Your objective:
Could the lines from the start of the data through the line with "plt.rcParams['font.family'] = ['Liberation" be set down exactly, with no pictures among them?

Data segment:

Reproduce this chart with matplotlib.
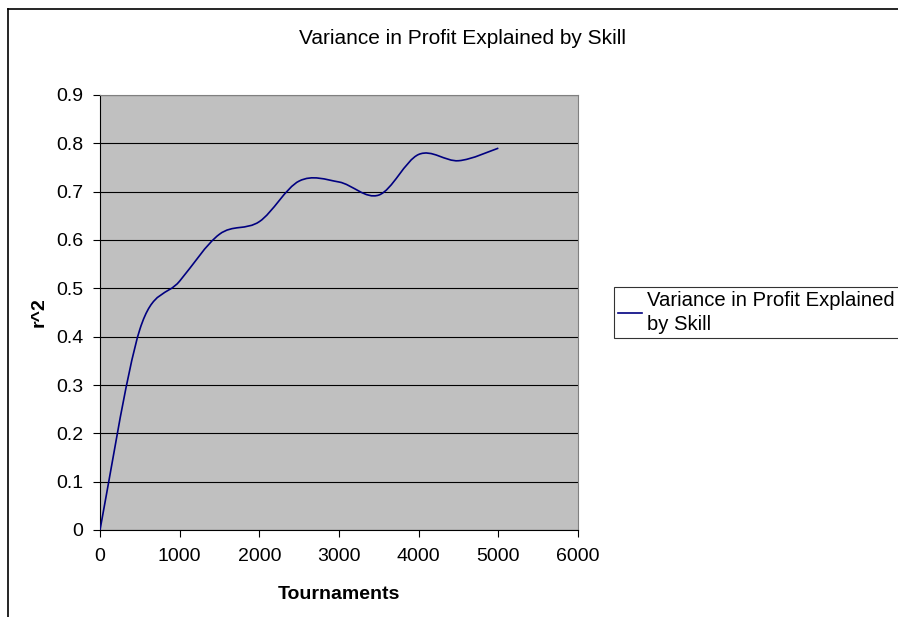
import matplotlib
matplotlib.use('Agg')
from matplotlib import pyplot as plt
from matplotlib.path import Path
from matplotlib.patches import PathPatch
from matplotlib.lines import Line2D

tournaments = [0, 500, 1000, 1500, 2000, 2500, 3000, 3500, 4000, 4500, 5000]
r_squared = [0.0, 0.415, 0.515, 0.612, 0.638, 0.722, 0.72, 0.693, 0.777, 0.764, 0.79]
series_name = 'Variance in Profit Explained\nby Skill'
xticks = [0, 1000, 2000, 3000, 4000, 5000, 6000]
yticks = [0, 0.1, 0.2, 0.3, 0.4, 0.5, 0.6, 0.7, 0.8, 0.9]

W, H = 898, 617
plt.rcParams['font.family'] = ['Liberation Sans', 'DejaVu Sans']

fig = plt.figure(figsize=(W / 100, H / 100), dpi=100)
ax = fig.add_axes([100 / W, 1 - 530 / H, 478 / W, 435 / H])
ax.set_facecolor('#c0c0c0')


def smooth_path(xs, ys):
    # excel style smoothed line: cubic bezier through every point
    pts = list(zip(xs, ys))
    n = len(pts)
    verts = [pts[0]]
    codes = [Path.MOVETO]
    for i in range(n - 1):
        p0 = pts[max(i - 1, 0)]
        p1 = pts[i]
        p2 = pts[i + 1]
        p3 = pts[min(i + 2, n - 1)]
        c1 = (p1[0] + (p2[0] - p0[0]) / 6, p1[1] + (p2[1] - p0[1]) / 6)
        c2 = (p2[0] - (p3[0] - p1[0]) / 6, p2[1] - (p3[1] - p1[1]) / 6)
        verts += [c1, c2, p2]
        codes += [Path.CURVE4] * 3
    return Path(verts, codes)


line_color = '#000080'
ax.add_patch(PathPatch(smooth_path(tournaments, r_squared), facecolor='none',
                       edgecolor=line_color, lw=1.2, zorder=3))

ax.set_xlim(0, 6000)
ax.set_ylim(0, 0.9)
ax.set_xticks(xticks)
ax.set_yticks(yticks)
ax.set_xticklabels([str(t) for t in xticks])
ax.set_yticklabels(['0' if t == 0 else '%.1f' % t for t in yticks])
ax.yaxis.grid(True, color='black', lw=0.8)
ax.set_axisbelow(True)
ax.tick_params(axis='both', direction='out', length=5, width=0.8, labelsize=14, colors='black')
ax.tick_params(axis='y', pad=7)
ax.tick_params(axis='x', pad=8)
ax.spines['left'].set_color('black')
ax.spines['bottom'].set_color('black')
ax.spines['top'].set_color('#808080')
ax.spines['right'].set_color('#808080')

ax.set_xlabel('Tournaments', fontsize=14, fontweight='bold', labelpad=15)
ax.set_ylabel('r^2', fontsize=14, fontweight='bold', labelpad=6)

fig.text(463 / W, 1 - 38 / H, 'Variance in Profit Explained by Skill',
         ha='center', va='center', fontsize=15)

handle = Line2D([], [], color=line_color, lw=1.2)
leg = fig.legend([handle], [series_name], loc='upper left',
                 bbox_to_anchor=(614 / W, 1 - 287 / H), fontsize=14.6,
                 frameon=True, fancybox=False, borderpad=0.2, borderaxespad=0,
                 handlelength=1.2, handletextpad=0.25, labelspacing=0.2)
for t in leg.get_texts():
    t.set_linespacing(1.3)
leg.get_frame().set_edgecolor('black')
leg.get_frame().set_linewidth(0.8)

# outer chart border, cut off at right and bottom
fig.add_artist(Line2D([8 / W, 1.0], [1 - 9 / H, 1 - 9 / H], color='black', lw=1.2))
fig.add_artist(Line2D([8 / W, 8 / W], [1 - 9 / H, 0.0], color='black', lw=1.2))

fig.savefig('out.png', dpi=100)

Reply:
Reproduce this chart with matplotlib.
import matplotlib
matplotlib.use('Agg')
from matplotlib import pyplot as plt
from matplotlib.path import Path
from matplotlib.patches import PathPatch
from matplotlib.lines import Line2D

tournaments = [0, 500, 1000, 1500, 2000, 2500, 3000, 3500, 4000, 4500, 5000]
r_squared = [0.0, 0.415, 0.515, 0.612, 0.638, 0.722, 0.72, 0.693, 0.777, 0.764, 0.79]
series_name = 'Variance in Profit Explained\nby Skill'
xticks = [0, 1000, 2000, 3000, 4000, 5000, 6000]
yticks = [0, 0.1, 0.2, 0.3, 0.4, 0.5, 0.6, 0.7, 0.8, 0.9]

W, H = 898, 617
plt.rcParams['font.family'] = ['Liberation Sans', 'DejaVu Sans']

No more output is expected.